The Coolest Thing I Saw at MacWorld 2007
Well it has been a little over a week since I went to MacWorld and I have gone through all my handouts and looked through the various demo disks to see what is really worth pursuing further. The one thing that really stands out for me is an interesting tool called Memory Miner. Be sure to watch this video to get a sense of what it does.
This tool is used to take photos and quickly mark them up in such a way as that they can tell a story. You can spend as much or as little time as you want on photos, marking people, places and times. You can of course annotate photos if you like. From there the software takes over and you can select various filters to display just the photos of a particular person, or a particular place, or a particular time or any of the photos where any of these things intersect. You can pick two people and see only photos that have both of them, for example. Or pick a time and place and see what turns up. It will do things like fetch maps of places from the Internet, so you can put this stuff into that kind of context. You can then export stories to the web, create slide shows, etc.

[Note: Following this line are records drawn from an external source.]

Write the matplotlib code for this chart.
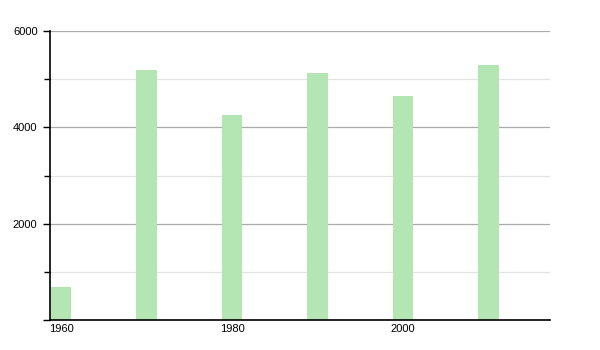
import numpy as np
import matplotlib
matplotlib.use("Agg")
from matplotlib import pyplot as plt
from matplotlib.ticker import MultipleLocator

# population by decade
years = [1960, 1970, 1980, 1990, 2000, 2010]
values = [690, 5190, 4250, 5130, 4650, 5290]
tick_years = [1960, 1980, 2000]

plt.rcParams['font.family'] = ['Liberation Sans', 'DejaVu Sans']

fig = plt.figure(figsize=(6, 3.5), dpi=100)
ax = fig.add_axes([50 / 600, 30 / 350, 500 / 600, 289 / 350])

bar_w = 2.4
ax.bar(years, values, width=bar_w, align="edge", color="#b3e6b3", zorder=2)

ax.set_xlim(1959.9, 2018.4)
ax.set_ylim(0, 6000)

ax.yaxis.set_major_locator(MultipleLocator(2000))
ax.yaxis.set_minor_locator(MultipleLocator(1000))
ax.grid(axis="y", which="major", color="#aaaaaa", linewidth=0.9, zorder=0)
ax.grid(axis="y", which="minor", color="#e3e3e3", linewidth=0.9, zorder=0)

ax.set_xticks([y + bar_w / 2 for y in tick_years])
ax.set_xticklabels([str(y) for y in tick_years])
ax.tick_params(axis="x", length=0, pad=3, labelsize=8)
ax.tick_params(axis="y", which="major", length=5, width=1, pad=4, labelsize=8, direction="out")
ax.tick_params(axis="y", which="minor", length=4, width=1, direction="out")

yt = ax.get_yticks()
ax.set_yticklabels(["" if v == 0 else str(int(v)) for v in yt])

for s in ["top", "right"]:
    ax.spines[s].set_visible(False)
for s in ["left", "bottom"]:
    ax.spines[s].set_color("black")
    ax.spines[s].set_linewidth(1.2)

fig.savefig("out.png", dpi=100)
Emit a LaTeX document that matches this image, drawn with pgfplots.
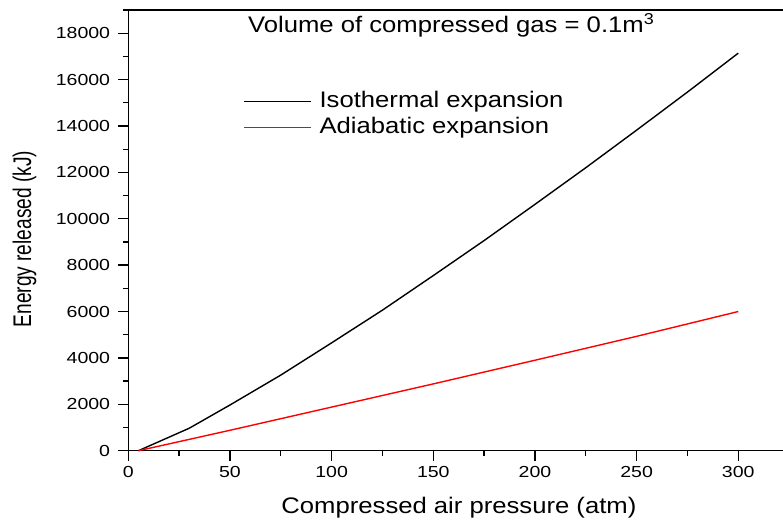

At the price, this can’t be beat. But beyond this particular tool, it is this kind of context driven way of looking at information that is truly revolutionary. Can you imagine this on a grand scale?
The age of photography started over a century ago. Photographs were precious things. Then they became something that filled shoe boxes. Then iPhoto allowed us to have a digital shoe box. By applying context to the images and putting them in some sort of shared space, they could become an interconnected web rather than singular items. I wish I could be alive for another century to see what happens.
January 21st, 2007 at 5:35 am
This is super! It’s a really great way to link family photos into a cohesive story; it brings one-dimensional photos to life. Thanks for sharing this jewel. I’ll pass it on to my geneologically challenged friends.